NEW DELHI - A coordinated series of bombings struck crowded shopping areas across India's capital Saturday evening, killing at least 10 people and wounding dozens, officials said. A Muslim extremist group claimed responsibility for the explosions.
A number of Indian media outlets received an e-mail sent just before the explosions warning that India was about to receive "the Message of Death."
"In the name of Allah, Indian Mujahideen strikes back once more. ... Do whatever you can. Stop us if you can," the message said.
The Indian Mujahideen was unknown before May, when it claimed responsibility for a series of bombings in the western city of Jaipur that killed 61 people. The group also said it was responsible for July blasts in the western state of Gujarat that killed at least 45.
Mayor Arti Mehra said as many as seven explosions went off across New Delhi, starting just before sundown. Police Commissioner Y.S. Dadwal said at least 10 people had been killed.
"It's a very cowardly act of violence," Mehra told reporters near the scene of two of the explosions, in the M-Block market of the upscale Greater Kailash neighborhood. "They want to break the spirit of Delhi. They have tried this in other places before and they have not succeeded and they will not succeed here. They will not scare us."
All of the bombs appeared to have gone off at, or very near, crowded shopping areas in scattered around the city.

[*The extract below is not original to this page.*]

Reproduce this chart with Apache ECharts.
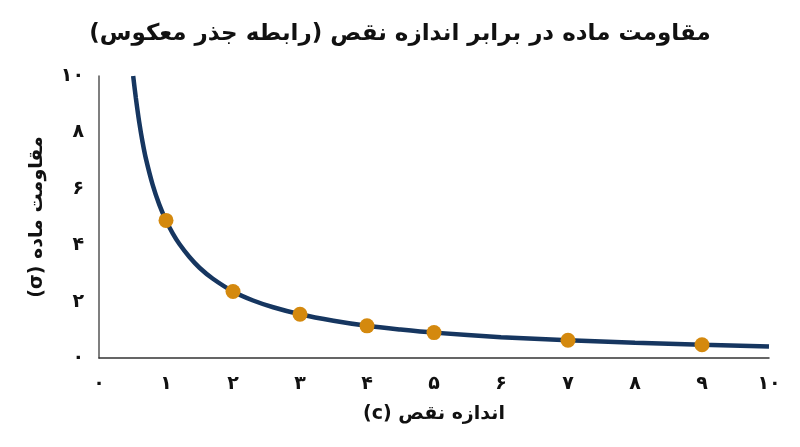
<!DOCTYPE html>
<html lang="fa" dir="rtl" style="height: 100%">
<head>
  <meta charset="utf-8">
</head>
<body style="height: 100%; margin: 0; background: #fff">
  <div id="container" style="width: 800px; height: 447px"></div>

  <script type="text/javascript" src="https://cdn.jsdelivr.net/npm/echarts@6.0.0/dist/echarts.min.js"></script>
  <script type="text/javascript">
    // داده‌ها (خوانده شده از تصویر)
    var curveC = [0.51, 0.55, 0.6, 0.65, 0.7, 0.8, 0.9, 1, 1.1, 1.2, 1.35, 1.5, 1.7, 2, 2.3, 2.6, 3, 3.5, 4, 4.5, 5, 6, 7, 8, 9, 10];
    var curveSigma = [10, 9.22, 8.37, 7.66, 7.07, 6.15, 5.44, 4.88, 4.42, 4.04, 3.58, 3.2, 2.81, 2.36, 2.04, 1.8, 1.55, 1.32, 1.14, 1.01, 0.9, 0.74, 0.63, 0.54, 0.47, 0.41];
    var sampleC = [1, 2, 3, 4, 5, 7, 9];
    var sampleSigma = [4.88, 2.36, 1.55, 1.14, 0.9, 0.63, 0.47];
    var xTickLabels = ['۰', '۱', '۲', '۳', '۴', '۵', '۶', '۷', '۸', '۹', '۱۰'];
    var yTickLabels = ['۰', '', '۲', '', '۴', '', '۶', '', '۸', '', '۱۰'];

    var font = 'DejaVu Sans';
    var dom = document.getElementById('container');
    var myChart = echarts.init(dom, null, { renderer: 'canvas' });

    function zip(xs, ys) {
      return xs.map(function (x, i) { return [x, ys[i]]; });
    }

    var option = {
      backgroundColor: '#fff',
      animation: false,
      title: {
        text: 'مقاومت ماده در برابر اندازه نقص (رابطه جذر معکوس)',
        left: 'center',
        top: 18,
        textStyle: { fontFamily: font, fontSize: 23, fontWeight: 'bold', color: '#111' }
      },
      grid: { left: 99, right: 31, top: 76, bottom: 89 },
      xAxis: {
        type: 'value',
        min: 0,
        max: 10,
        interval: 1,
        name: 'اندازه نقص (c)',
        nameLocation: 'middle',
        nameGap: 47,
        nameTextStyle: { fontFamily: font, fontSize: 19, fontWeight: 'bold', color: '#111' },
        axisLine: { show: true, lineStyle: { color: '#333', width: 1.5 } },
        axisTick: { show: false },
        splitLine: { show: false },
        axisLabel: {
          margin: 17,
          fontFamily: font,
          fontSize: 19,
          fontWeight: 'bold',
          color: '#111',
          formatter: function (v) { return xTickLabels[Math.round(v)]; }
        }
      },
      yAxis: {
        type: 'value',
        min: 0,
        max: 10,
        interval: 1,
        name: 'مقاومت ماده (σ)',
        nameLocation: 'middle',
        nameGap: 52,
        nameRotate: 90,
        nameTextStyle: { fontFamily: font, fontSize: 19, fontWeight: 'bold', color: '#111' },
        axisLine: { show: true, lineStyle: { color: '#555', width: 1.5 } },
        axisTick: { show: false },
        splitLine: { show: false },
        axisLabel: {
          margin: 15,
          fontFamily: font,
          fontSize: 19,
          fontWeight: 'bold',
          color: '#111',
          formatter: function (v) { return yTickLabels[Math.round(v)]; }
        }
      },
      series: [
        {
          type: 'line',
          data: zip(curveC, curveSigma),
          smooth: 0.3,
          showSymbol: false,
          symbol: 'none',
          lineStyle: { color: '#163660', width: 4.5 },
          z: 2
        },
        {
          type: 'scatter',
          data: zip(sampleC, sampleSigma),
          symbolSize: 15,
          itemStyle: { color: '#D4890E', opacity: 1 },
          z: 3
        }
      ]
    };

    myChart.setOption(option);
    window.addEventListener('resize', myChart.resize);
  </script>
</body>
</html>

An unexploded bomb was found near India Gate, the central colonial-era memorial that is one of the country's best-known symbols, Joint Commissioner of Police Ajay Kashyap was quoted as saying by the Press Trust of India news agency.
Two of the explosions in New Delhi occurred just 300 yards apart in Connaught Place, the central shopping district. The usually crowded streets quickly emptied of shoppers and filled with screaming police cars, fire engines and ambulances.
One bomb went off by a subway station entrance on a major road, and a police officer at the scene said it appeared to have been left inside a sidewalk garbage bin. He declined to be identified because he was not authorized to speak to the media. The sidewalk was covered with garbage broken glass and a small pool of blood.
Raju Chohan was walking through the area with a friend when he heard "a deafening sound and there was some sort of smell in the air."
In the minutes after the blast, the scene was filled with blood and chaos as police officers raced to the scene and passers-by helped victims into taxis and rickshaws to get to hospitals. A Hindu holy man clad in orange robes lay face down in the gutter a few feet away, apparently dead. Another man, his faced bloodied, walked away from the scene, helped along by others.
A second bombing in Connaught Place occurred in a park filled with families and young people relaxing on the grass.
"Everyone was running every way. They heard the bomb and they just started running," said Raj Kumar, 30, a store clerk in the area.